Lindbergh: It would be a real power move for Abrams to yank this trilogy right back to how he initially envisioned it unfolding before Johnson redirected it. It would also be a big mistake, not only because of how disjointed it would make the movies seem in sequence, but also because Johnson’s decision to strip Rey of any special lineage was the right one. I’m banking on the titular “Skywalker” being an honorific Rey (or even Kylo) adopts as a tribute to Luke and Leia.

Almeida: I’m not sure why everybody took the parentage reveal in TLJ at face value. Since when has our guy Kylo been a reliable source?

Herman: I mean, she’s clearly Luke’s spiritual successor, so I don’t think her literal genealogy really matters.

Surrey: Seeing that this movie is called The Rise of Skywalker, unfortunately, yes. J.J. is hitting us with a lens flare to the heart.

Samman: I think so? Maybe it’s the rise of Skywalker’s legacy? His apprentice? If Rey turns out to be a secret Skywalker, there will be hell to pay.

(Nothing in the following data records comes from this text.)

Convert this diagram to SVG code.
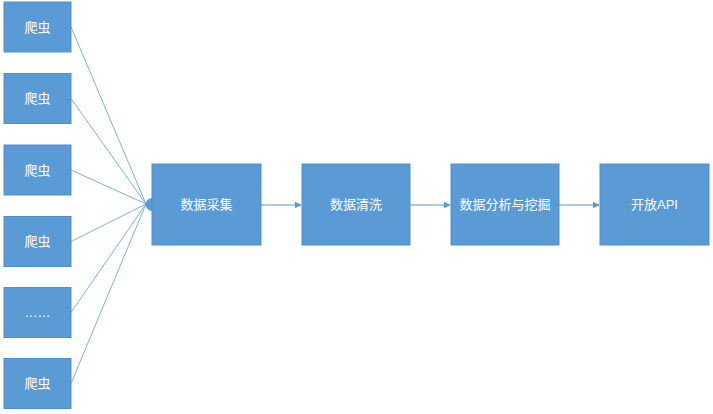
<svg xmlns="http://www.w3.org/2000/svg" width="713" height="414" viewBox="0 0 713 414">
<defs>
<style>
.box{fill:#5B9BD5;stroke:#4F8FCB;stroke-width:1}
.t{fill:#FFFFFF;font-family:"Liberation Sans","Noto Sans CJK SC",sans-serif;font-size:13px;text-anchor:middle;dominant-baseline:central}
.ln{stroke:#7FB0DD;stroke-width:1;fill:none}
.ar{stroke:#5B9BD5;stroke-width:1.2;fill:none}
</style>
<marker id="ah" viewBox="0 0 10 10" refX="9" refY="5" markerWidth="7" markerHeight="7" orient="auto" markerUnits="userSpaceOnUse">
<path d="M0,0 L10,5 L0,10 z" fill="#5B9BD5"/>
</marker>
</defs>
<rect width="713" height="414" fill="#FFFFFF"/>
<g id="connectors">
<line class="ln" x1="71" y1="27" x2="146" y2="204"/>
<line class="ln" x1="71" y1="98.5" x2="146" y2="204"/>
<line class="ln" x1="71" y1="170" x2="146" y2="204"/>
<line class="ln" x1="71" y1="241.5" x2="146" y2="204"/>
<line class="ln" x1="71" y1="312.5" x2="146" y2="204"/>
<line class="ln" x1="71" y1="383.5" x2="146" y2="204"/>
<circle cx="152" cy="204.5" r="6.5" fill="#5B9BD5"/>
<line class="ar" x1="261" y1="205" x2="301" y2="205" marker-end="url(#ah)"/>
<line class="ar" x1="410" y1="205" x2="450" y2="205" marker-end="url(#ah)"/>
<line class="ar" x1="559" y1="205" x2="599" y2="205" marker-end="url(#ah)"/>
</g>
<g id="crawler1"><rect class="box" x="4" y="2" width="67" height="50"/><text class="t" x="37.5" y="27">爬虫</text></g>
<g id="crawler2"><rect class="box" x="4" y="73.5" width="67" height="50"/><text class="t" x="37.5" y="98.5">爬虫</text></g>
<g id="crawler3"><rect class="box" x="4" y="145" width="67" height="50"/><text class="t" x="37.5" y="170">爬虫</text></g>
<g id="crawler4"><rect class="box" x="4" y="216.5" width="67" height="50"/><text class="t" x="37.5" y="241.5">爬虫</text></g>
<g id="crawler5"><rect class="box" x="4" y="287.5" width="67" height="50"/><text class="t" x="37.5" y="312.5">……</text></g>
<g id="crawler6"><rect class="box" x="4" y="358.5" width="67" height="50"/><text class="t" x="37.5" y="383.5">爬虫</text></g>
<g id="collect"><rect class="box" x="152" y="164" width="109" height="81"/><text class="t" x="206.5" y="204.5">数据采集</text></g>
<g id="clean"><rect class="box" x="302" y="164" width="108" height="81"/><text class="t" x="356" y="204.5">数据清洗</text></g>
<g id="analysis"><rect class="box" x="451" y="164" width="108" height="81"/><text class="t" x="505" y="204.5">数据分析与挖掘</text></g>
<g id="api"><rect class="box" x="600" y="164" width="109" height="81"/><text class="t" x="654.5" y="204.5">开放API</text></g>
</svg>
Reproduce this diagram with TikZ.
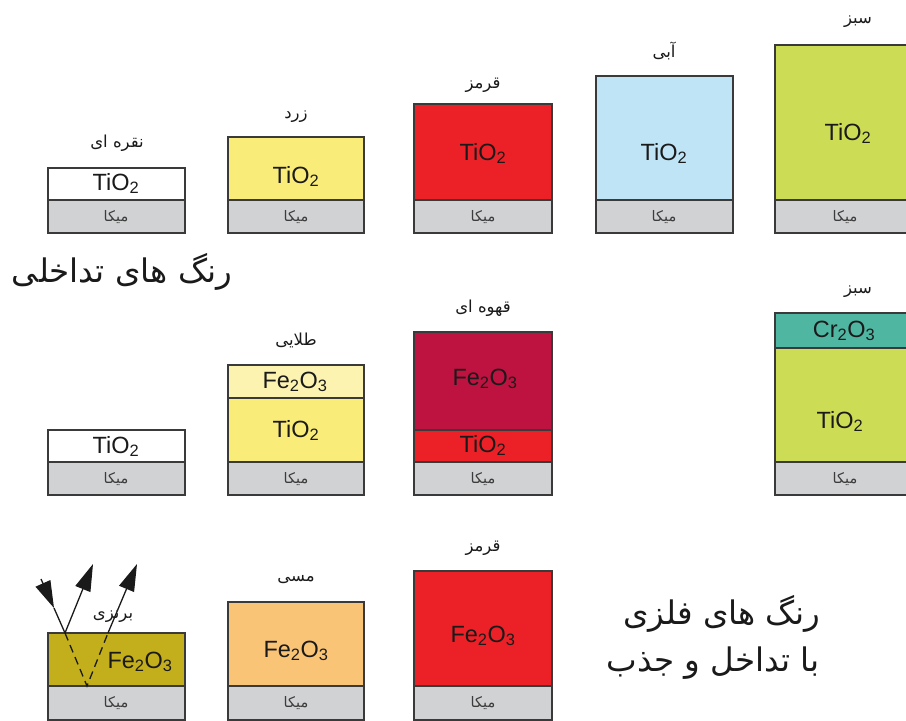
\documentclass[tikz,border=0pt]{standalone}
\usepackage{fontspec}
\setmainfont{Liberation Sans}
\newfontfamily\fa[Script=Arabic]{DejaVu Sans}
\TeXXeTstate=1
\usetikzlibrary{arrows.meta}
\definecolor{edge}{HTML}{3A3A3A}
\definecolor{ink}{HTML}{1A1A1A}
\definecolor{mica}{HTML}{D1D2D4}
\definecolor{yel}{HTML}{FAEC78}
\definecolor{goldlt}{HTML}{FCF3B0}
\definecolor{redc}{HTML}{EC2127}
\definecolor{bluec}{HTML}{BFE4F6}
\definecolor{grn}{HTML}{CDDC55}
\definecolor{crimson}{HTML}{BE1240}
\definecolor{teal}{HTML}{4FB6A2}
\definecolor{bronze}{HTML}{C3AE1C}
\definecolor{copper}{HTML}{F9C475}
\newcommand{\lay}[6]{\node[layer, fill=#6, minimum width={(#4-#2)*1pt}, minimum height={(#5-#3)*1pt}] (#1) at (#2,#3) {};}
\newcommand{\fat}[1]{\beginR #1\endR}
\begin{document}
\begin{tikzpicture}[x=1pt,y=-1pt,
  layer/.style={draw=edge, line width=1.4pt, inner sep=0pt, outer sep=0pt, anchor=north west},
  chem/.style={font=\fontsize{23.5}{24}\selectfont, text=ink, anchor=base, inner sep=0pt},
  micatxt/.style={font=\fa\fontsize{14.5}{15}\selectfont, text=ink!85, inner sep=0pt},
  captxt/.style={font=\fa\fontsize{16.5}{17}\selectfont, text=ink, inner sep=0pt},
  bigtxt/.style={font=\fa\fontsize{32.5}{47}\selectfont, text=ink, inner sep=0pt},
  ray/.style={line width=1.3pt, draw=ink, -{Triangle[length=27pt,width=16pt]}},
  plainray/.style={line width=1.3pt, draw=ink},
  dashray/.style={line width=1.3pt, draw=ink, dash pattern=on 8pt off 5pt},
]
\clip (0,0) rectangle (906,721);
\fill[white] (0,0) rectangle (906,721);

% ---------- row 1 ----------
\lay{s1t}{48}{168}{185}{200}{white}
\lay{s1m}{48}{200}{185}{233}{mica}
\lay{y1t}{228}{137}{364}{200}{yel}
\lay{y1m}{228}{200}{364}{233}{mica}
\lay{r1t}{414}{104}{552}{200}{redc}
\lay{r1m}{414}{200}{552}{233}{mica}
\lay{b1t}{596}{76}{733}{200}{bluec}
\lay{b1m}{596}{200}{733}{233}{mica}
\lay{g1t}{775}{45}{915}{200}{grn}
\lay{g1m}{775}{200}{915}{233}{mica}

\node[chem] (s1tx) at (116,190) {TiO\textsubscript{2}};
\node[chem] (y1tx) at (296,183) {TiO\textsubscript{2}};
\node[chem] (r1tx) at (483,160) {TiO\textsubscript{2}};
\node[chem] (b1tx) at (664,160) {TiO\textsubscript{2}};
\node[chem] (g1tx) at (848,140) {TiO\textsubscript{2}};

\node[captxt] (l11) at (117,143) {\fat{نقره ای}};
\node[captxt] (l12) at (296,117) {\fat{زرد}};
\node[captxt] (l13) at (483,85) {\fat{قرمز}};
\node[captxt] (l14) at (664,51) {\fat{آبی}};
\node[captxt] (l15) at (858,22) {\fat{سبز}};

\node[micatxt] (m11) at (116,217) {\fat{میکا}};
\node[micatxt] (m12) at (296,217) {\fat{میکا}};
\node[micatxt] (m13) at (483,217) {\fat{میکا}};
\node[micatxt] (m14) at (664,217) {\fat{میکا}};
\node[micatxt] (m15) at (845,217) {\fat{میکا}};

\node[bigtxt] (title1) at (122,272) {\fat{رنگ های تداخلی}};

% ---------- row 2 ----------
\lay{s2t}{48}{430}{185}{462}{white}
\lay{s2m}{48}{462}{185}{495}{mica}
\lay{o2f}{228}{365}{364}{398}{goldlt}
\lay{o2t}{228}{398}{364}{462}{yel}
\lay{o2m}{228}{462}{364}{495}{mica}
\lay{br2f}{414}{332}{552}{430}{crimson}
\lay{br2t}{414}{430}{552}{462}{redc}
\lay{br2m}{414}{462}{552}{495}{mica}
\lay{g2c}{775}{313}{915}{348}{teal}
\lay{g2t}{775}{348}{915}{462}{grn}
\lay{g2m}{775}{462}{915}{495}{mica}

\node[chem] (s2tx) at (116,453) {TiO\textsubscript{2}};
\node[chem] (o2fx) at (295,388) {Fe\textsubscript{2}O\textsubscript{3}};
\node[chem] (o2tx) at (296,437) {TiO\textsubscript{2}};
\node[chem] (br2fx) at (485,385) {Fe\textsubscript{2}O\textsubscript{3}};
\node[chem] (br2tx) at (483,452) {TiO\textsubscript{2}};
\node[chem] (g2cx) at (844,337) {Cr\textsubscript{2}O\textsubscript{3}};
\node[chem] (g2tx) at (840,428) {TiO\textsubscript{2}};

\node[captxt] (l22) at (296,340) {\fat{طلایی}};
\node[captxt] (l23) at (483,308) {\fat{قهوه ای}};
\node[captxt] (l25) at (858,292) {\fat{سبز}};

\node[micatxt] (m21) at (116,479) {\fat{میکا}};
\node[micatxt] (m22) at (296,479) {\fat{میکا}};
\node[micatxt] (m23) at (483,479) {\fat{میکا}};
\node[micatxt] (m25) at (845,479) {\fat{میکا}};

% ---------- row 3 ----------
\lay{z3f}{48}{633}{185}{686}{bronze}
\lay{z3m}{48}{686}{185}{720}{mica}
\lay{c3f}{228}{602}{364}{686}{copper}
\lay{c3m}{228}{686}{364}{720}{mica}
\lay{r3f}{414}{571}{552}{686}{redc}
\lay{r3m}{414}{686}{552}{720}{mica}

\node[chem] (z3fx) at (140,668) {Fe\textsubscript{2}O\textsubscript{3}};
\node[chem] (c3fx) at (296,657) {Fe\textsubscript{2}O\textsubscript{3}};
\node[chem] (r3fx) at (483,642) {Fe\textsubscript{2}O\textsubscript{3}};

\node[captxt] (l31) at (113,616) {\fat{برنزی}};
\node[captxt] (l32) at (296,580) {\fat{مسی}};
\node[captxt] (l33) at (483,548) {\fat{قرمز}};

\node[micatxt] (m31) at (116,703) {\fat{میکا}};
\node[micatxt] (m32) at (296,703) {\fat{میکا}};
\node[micatxt] (m33) at (483,703) {\fat{میکا}};

\node[bigtxt, anchor=east, align=right] (title2) at (820,637) {\fat{رنگ های فلزی}\\\fat{با تداخل و جذب}};

% ---------- rays ----------
\coordinate (inA) at (41,579);
\coordinate (inM) at (54,608);
\coordinate (P) at (65,633);
\coordinate (outA) at (93,564);
\coordinate (Q) at (87,686);
\coordinate (R) at (108,633);
\coordinate (outB) at (137,564);
\draw[ray] (inA) -- (inM);
\draw[plainray] (inM) -- (P);
\draw[ray] (P) -- (outA);
\draw[dashray] (P) -- (Q) -- (R);
\draw[ray] (R) -- (outB);
\end{tikzpicture}
\end{document}
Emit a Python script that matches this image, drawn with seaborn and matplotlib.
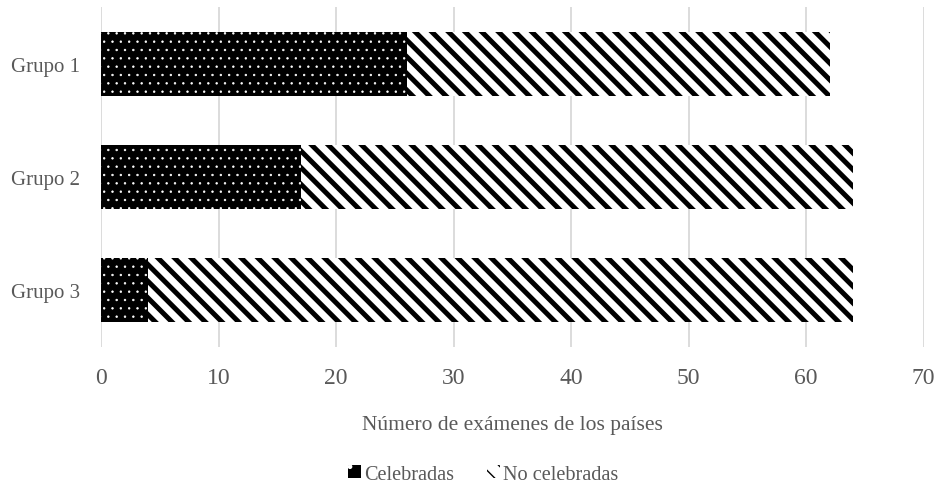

Peters: Honestly, I hope he does stick with it—it’d be a shame to backtrack the franchise’s best and most interesting twist.

Baumann: Changes have been made. There is no limit to my faith in Abrams to saturate his films with barely coherent fan service.

6. IS THE EMPEROR REALLY BACK? HOW DO YOU FEEL ABOUT IT?

Baumann: Awful. Episode VIII’s break with the past was the smartest narrative choice Star Wars has made in my lifetime, and apparently we’re not only going to roll all that back, we’re going to bend over backward to resurrect the ninth-most important character from the original trilogy for reasons passing understanding.

Peters: I don’t care that he was definitely, completely dead the last I heard of it—I got excited when I heard the cackle. I’m ready and willing to accept that the Emperor was just falling continuously for 36 years, or that he himself was Darth Plagueis the Wise this whole time.

Samman: Palpatine sort of back? Maybe we’ll get Force ghost Palpatine? I don’t think we’ve had a Force ghost Sith to date, so that would be cool. I hesitate to say he’s alive, considering Anakin threw him out of the Death Star and then it exploded.

Lindbergh: There’s a long and sordid history of Palpatine clones in the Star Wars Expanded Universe. I’m hoping this is not that. As far as we know, Sith don’t do Force ghosts, so the smart money is on Palpatine’s spirit imbuing some object or area. As long as he’s not hanging in the Death Star ruins in physical form, I’m on board with more McDiarmid.

Herman: No one’s ever really gone, and no conflict from the original trilogy is ever really resolved!!!!

Almeida: [Fingertips crackle with lightning.]

Surrey: Call me when they bring back the real king of the prequels: General “Throat Lozenge” Grievous.

7. How will this saga end?

Lindbergh: With me in tears and getting back into line for a second screening.

Peters: With any luck, some outrageous battle royal in the bowels of the hollowed-out Death Star.

Baumann: I dunno, I guess Han Solo comes back from beyond the grave and quips Mace Windu back to death or some other dumb-ass shit.

Herman: With Rey and Kylo walking into the sunset. Don’t @ me.

Samman: Rey’s going to slice through like 40 Stormtroopers and all the Knights of Ren and then just take Kylo to school. My man ended the last movie pretty shook, and Rey is entering playoff mode.

Surrey: Nobody will be sitting on the Iron Throne.